The other thing that I would encourage you to review is the recently-published investor relations guide. This document is only 30 plus pages long and it is chock-full and explains lots of data in there. I mean, the stock price is phenomenal. 475% something like that, beating 99% of the New York Stock Exchange companies, that's phenomenal. And I think it is due to excellent management and it is due to the current Trustees that you have, and I would certainly like to be part of this of this team because it is a is a good team, and I can bring a wealth of knowledge and experience that no other nominee can bring.


So why was I asked to be a trustee nominee for the vacant trustee position? I was told the shareholders want someone with corporate governance experience and that they wanted to move the trust forward in a more open and transparent direction. I can be that change agent, and I have served that role in the past. I'm an independent director as defined by the criteria established by the Securities Exchange Commission and the New York Stock Exchange. I have no conflicts of interest and will exercise my duties of care and loyalty with seriousness. I've served on the boards of two Fortune 200 companies. I’ve contributed to creating long-term value through several small and major acquisitions.

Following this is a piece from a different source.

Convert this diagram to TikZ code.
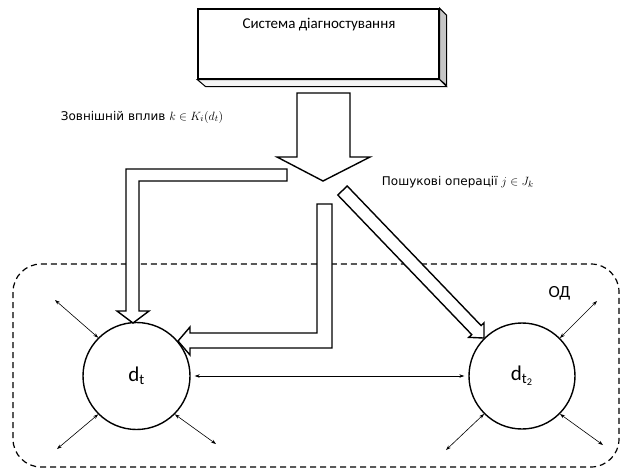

I thank you for your time. Thank you for hanging in there with me while I go through some of the questions on the blue card. Remember, think blue! Thank you.


One more thing, first off, I thank you very much for you sharing your time so I could meet you virtually in person. I know we didn't get to all the questions, and we'll make sure that we get answers to the remaining questions. On a personal note, many of you, as you wrote your questions, preceded that with thanking me for my service. It was certainly my honor to serve our country for 36 years, and we thank you for your support. It couldn't have been finer. God bless.